A nossa missão não é apenas de
reproduzir acontecimentos e narrar fatos.
É se posicionar e proporcionar meios
para mudança de realidades.
Como disse o jornalista Fábio
Messa, “o jornalismo esportivo pode não ser só isso que se percebe na
atualidade.
Ele pode assumir outras
configurações, com base em propostas editoriais mais alternativas e arrojadas,
que não sejam exatamente factuais e muito menos mitificadoras de determinados
assuntos, sujeitos e contextos”.
O jornalismo esportivo também
deve ser pautado pelos princípios que regem a prática do jornalismo, tais como
independência, credibilidade e lealdade ao interesse público e à veracidade.
Vamos praticar o jornalismo
esportivo com credibilidade, como diversas vezes me indicou o mestre Fernando
Amaral.
Vamos fugir dos clichês do
“jornalismo de afago”, do esporte apenas como indústria do entretenimento.
O esporte é muito mais que uma
modalidade, mesmo que 80% do público tenha o elegido como seu esporte
preferido.
Somos dez vezes mais campeões da
natação, atletismo, ciclismo e surf do que de futebol.

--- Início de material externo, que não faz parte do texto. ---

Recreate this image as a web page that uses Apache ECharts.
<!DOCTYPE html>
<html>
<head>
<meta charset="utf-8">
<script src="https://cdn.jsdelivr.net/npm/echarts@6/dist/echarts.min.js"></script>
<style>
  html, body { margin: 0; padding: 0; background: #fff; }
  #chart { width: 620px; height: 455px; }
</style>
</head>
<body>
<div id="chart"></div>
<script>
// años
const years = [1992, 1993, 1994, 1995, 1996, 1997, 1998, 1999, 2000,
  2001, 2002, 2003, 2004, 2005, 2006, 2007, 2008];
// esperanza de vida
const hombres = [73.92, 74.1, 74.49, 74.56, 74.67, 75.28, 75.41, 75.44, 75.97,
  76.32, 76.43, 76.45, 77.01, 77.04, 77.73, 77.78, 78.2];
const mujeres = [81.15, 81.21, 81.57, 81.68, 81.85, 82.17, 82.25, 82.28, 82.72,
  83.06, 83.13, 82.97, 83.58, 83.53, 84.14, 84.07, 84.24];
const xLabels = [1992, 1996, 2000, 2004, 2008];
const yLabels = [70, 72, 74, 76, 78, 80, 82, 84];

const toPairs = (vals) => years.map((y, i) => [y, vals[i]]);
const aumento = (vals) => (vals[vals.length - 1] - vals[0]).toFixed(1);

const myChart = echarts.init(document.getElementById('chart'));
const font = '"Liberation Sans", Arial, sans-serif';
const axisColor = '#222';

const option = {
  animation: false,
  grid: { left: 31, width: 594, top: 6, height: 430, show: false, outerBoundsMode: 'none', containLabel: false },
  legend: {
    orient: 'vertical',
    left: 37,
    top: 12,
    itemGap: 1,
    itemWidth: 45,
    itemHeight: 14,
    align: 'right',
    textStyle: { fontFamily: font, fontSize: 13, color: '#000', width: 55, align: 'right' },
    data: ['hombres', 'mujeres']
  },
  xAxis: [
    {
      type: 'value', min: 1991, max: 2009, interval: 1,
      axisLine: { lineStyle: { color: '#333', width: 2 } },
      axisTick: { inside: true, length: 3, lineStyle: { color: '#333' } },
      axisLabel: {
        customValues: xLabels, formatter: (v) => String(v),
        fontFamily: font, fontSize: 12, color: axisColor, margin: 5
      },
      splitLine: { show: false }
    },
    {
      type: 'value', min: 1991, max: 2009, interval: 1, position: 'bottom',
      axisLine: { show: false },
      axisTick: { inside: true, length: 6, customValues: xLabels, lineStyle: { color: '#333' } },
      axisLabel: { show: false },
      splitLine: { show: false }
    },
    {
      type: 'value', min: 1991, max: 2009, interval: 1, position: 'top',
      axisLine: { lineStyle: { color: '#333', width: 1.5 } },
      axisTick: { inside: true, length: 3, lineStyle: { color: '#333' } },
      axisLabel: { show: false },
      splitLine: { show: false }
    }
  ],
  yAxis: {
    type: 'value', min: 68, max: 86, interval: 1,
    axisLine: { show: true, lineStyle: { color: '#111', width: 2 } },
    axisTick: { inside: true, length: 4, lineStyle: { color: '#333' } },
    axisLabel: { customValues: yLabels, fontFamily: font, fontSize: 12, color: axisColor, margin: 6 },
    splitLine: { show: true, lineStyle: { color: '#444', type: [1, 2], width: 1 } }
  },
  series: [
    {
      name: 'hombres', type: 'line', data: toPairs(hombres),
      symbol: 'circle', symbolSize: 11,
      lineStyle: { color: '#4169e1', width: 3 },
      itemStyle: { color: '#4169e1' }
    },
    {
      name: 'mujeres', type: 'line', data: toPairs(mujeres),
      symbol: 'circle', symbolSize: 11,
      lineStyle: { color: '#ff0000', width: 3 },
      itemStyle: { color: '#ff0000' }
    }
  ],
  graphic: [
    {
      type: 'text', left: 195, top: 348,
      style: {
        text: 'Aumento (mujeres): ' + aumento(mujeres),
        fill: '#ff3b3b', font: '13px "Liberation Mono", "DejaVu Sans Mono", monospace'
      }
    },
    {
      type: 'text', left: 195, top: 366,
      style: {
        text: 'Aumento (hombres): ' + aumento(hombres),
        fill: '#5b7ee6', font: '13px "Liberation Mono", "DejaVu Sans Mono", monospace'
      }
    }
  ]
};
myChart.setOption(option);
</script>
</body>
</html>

É só fazer uma busca rápida na
internet, que verás.
Nós, que compomos essa nova
geração do jornalismo esportivo potiguar, que tem nomes promissores – alguns
mais do que realidades – como Erick Dias, Diego Breno, Diego Dantas, Mallyk
Nagib e Luan Xavier, temos que evitar o jornalismo simplesmente de afago.

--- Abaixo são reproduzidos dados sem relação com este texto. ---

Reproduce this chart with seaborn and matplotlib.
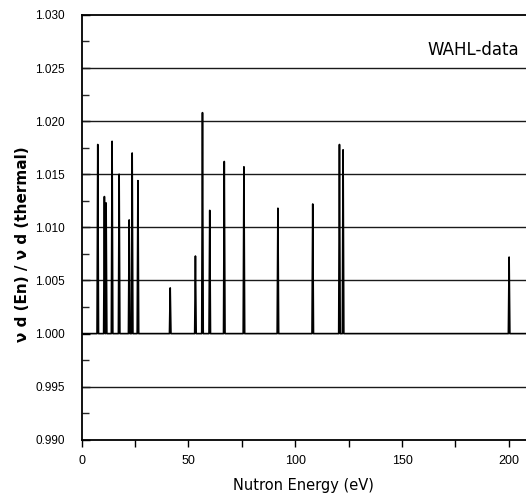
import numpy as np
import pandas as pd
import matplotlib
matplotlib.use("Agg")
import matplotlib.pyplot as plt
from matplotlib.ticker import MultipleLocator, FormatStrFormatter
import seaborn as sns

# Resonance energies (eV) and the ratio nu_d(En)/nu_d(thermal) at each peak
energies = [7.6, 10.7, 11.5, 14.3, 17.6, 22.3, 23.7, 26.4, 41.5, 53.3,
            56.6, 60.0, 66.8, 76.0, 91.9, 108.2, 120.7, 122.4, 200.1]
ratios = [1.0178, 1.0129, 1.0123, 1.0181, 1.0150, 1.0107, 1.0170, 1.0144,
          1.0043, 1.0073, 1.0208, 1.0116, 1.0162, 1.0157, 1.0118, 1.0122,
          1.0178, 1.0173, 1.0072]
baseline = 1.000

x_range = (0, 208)
y_range = (0.990, 1.030)
peak_halfwidth = 0.35

# Assemble the spectrum trace: flat baseline with a narrow peak at each resonance
xs, ys = [x_range[0]], [baseline]
for e, r in zip(energies, ratios):
    xs += [e - peak_halfwidth, e, e + peak_halfwidth]
    ys += [baseline, r, baseline]
xs.append(x_range[1])
ys.append(baseline)
trace = pd.DataFrame({"energy": xs, "ratio": ys, "order": np.arange(len(xs))})

sns.set_theme(style="ticks")
plt.rcParams["font.family"] = ["DejaVu Sans"]
plt.rcParams["text.color"] = "black"
plt.rcParams["axes.labelcolor"] = "black"

fig = plt.figure(figsize=(5.26, 4.97), dpi=100)
ax = fig.add_axes([0.155, 0.115, 0.845, 0.855])

# Horizontal reference lines every 0.005
for yv in np.arange(0.995, 1.0251, 0.005):
    if abs(yv - baseline) > 1e-6:
        ax.axhline(yv, color="#1a1a1a", lw=1.0, zorder=1)

sns.lineplot(data=trace, x="energy", y="ratio", sort=False, estimator=None,
             color="black", lw=1.2, ax=ax, zorder=3)

ax.set_xlim(*x_range)
ax.set_ylim(*y_range)

ax.xaxis.set_major_locator(MultipleLocator(50))
ax.xaxis.set_minor_locator(MultipleLocator(25))
ax.yaxis.set_major_locator(MultipleLocator(0.005))
ax.yaxis.set_minor_locator(MultipleLocator(0.0025))
ax.yaxis.set_major_formatter(FormatStrFormatter("%.3f"))

ax.tick_params(axis="x", which="both", direction="out", length=5, width=1.0,
               labelsize=9, pad=6, colors="black")
ax.tick_params(axis="y", which="major", direction="in", length=6, width=1.0,
               labelsize=8.5, pad=12, colors="black")
ax.tick_params(axis="y", which="minor", direction="in", length=5, width=1.0)
for lab in ax.get_xticklabels() + ax.get_yticklabels():
    lab.set_family("Liberation Sans")

for side in ("left", "bottom", "top"):
    ax.spines[side].set_color("black")
    ax.spines[side].set_linewidth(1.3)
ax.spines["right"].set_visible(False)

ax.set_xlabel("Nutron Energy (eV)", fontsize=10.5, labelpad=8, color="black")
ax.set_ylabel("ν d (En) / ν d (thermal)", fontsize=11, fontweight="bold",
              labelpad=10, color="black")
ax.yaxis.set_label_coords(-0.115, 0.46)

ax.text(0.985, 0.918, "WAHL-data", transform=ax.transAxes, ha="right", va="center",
        fontsize=12, color="black")

fig.savefig("out.png", dpi=100, facecolor="white")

Vamos assistir mais a ESPN
Brasil, uma das emissoras esportivas mais politizadas do país, que fez a
cobertura mais raciocinada sobre a Copa do Mundo no Brasil, denunciando o
descaso e o desperdício de dinheiro público em obras estruturantes.
Vamos ler o sociólogo – sim, ele
não é jornalista – Juca Kfouri.
Se deliciar com a escrita
criativa e provocativa do nosso conterrâneo nordestino Francisco Reginaldo de
Sá, ou simplesmente Xico Sá.
Aprender com a perfeição das
crônicas de Tostão e com os textos geniais que nos deixou, ainda em vida e
provavelmente de porre, o Doutor Sócrates na Carta Capital.
Vamos pesquisar as relações
humanas e o que elas têm a ver com os nossos jogos preferidos.
Conhecer a histórias do
surgimento das diversas modalidades e entender como elas ascenderam e
contribuíram para o desenvolvimento das sociedades.
Quem sabe, um dia, se aproximar,
ainda que milhares de quilômetros do padrão inigualável Rodriguiano.
O “padrão Nelson”, de quem
“observava o esporte além do horizonte limitado de um jogo”, como afirmou Aldo
Rebelo, quando Ministro dos Esportes.
Pouco importa se Neymar fez
selfie ou deu uns pegas numa modelo famosa na noite passada e a quantidade de
vitórias-empates-derrotas-cartões-demissões-contratações-impedimento-ou-não.
Leiam a revista Corner, que como ela mesma assume, diz que o futebol é uma
enorme desculpa para falar de sociedade, cultura, história, política, artes,
arquitetura, design, entre outras vertentes sociais.
Jornalista esportivo bom não é o
que sabe o nome do meia esquerda reserva do Veranópolis ou decora os onze do
juniores do Barcelona B.
Bom é o que sabe explicar em
detalhes que o futebol se confunde com a identidade e a alma do brasileiro.
É aquele com perfil contestador,
mesmo que não seja de oposição.
É o que vai além das análises das
pranchetas, além do 4-4-2, 3-5-2 e 4-2-3-1.
José Trajano diz que “para ser um
bom jornalista em qualquer área, tem que ser antenado em tudo. Ser politizado,
gostar de ler, ir ao cinema, trepar, ir ao teatro, beber. Ele tem que viver”.
É preciso expressar, no ato do
jornalismo esportivo, o grito do movimento expressionista.
O que dói na minha, na sua, na
alma da sociedade.
No meio esportivo, faço uso da
sabedoria do físico, matemático, filósofo moralista e teólogo francês Blaise
Pascal: “é preciso duvidar quando necessário, afirmar quando necessário e
submeter-se quando necessário” e do bom senso do filósofo alemão Georg Hegel,
que diz que “mede-se a excelência de uma ideia pela oposição que ela provoca”.
Lembremos sempre, o jornalista
esportivo também pode ser um agente transformador de realidades e criar
melhorias para a sociedade.
Basta submeter-se como sugeriu
Pascal e ser provocador e opositor como afirmou Hegel.
Por um jornalismo esportivo menos
torcedor, Leifertizado e de afago.
Por um jornalismo esportivo mais
crítico, com conteúdo qualificado, provocador e, acima de tudo, transformador.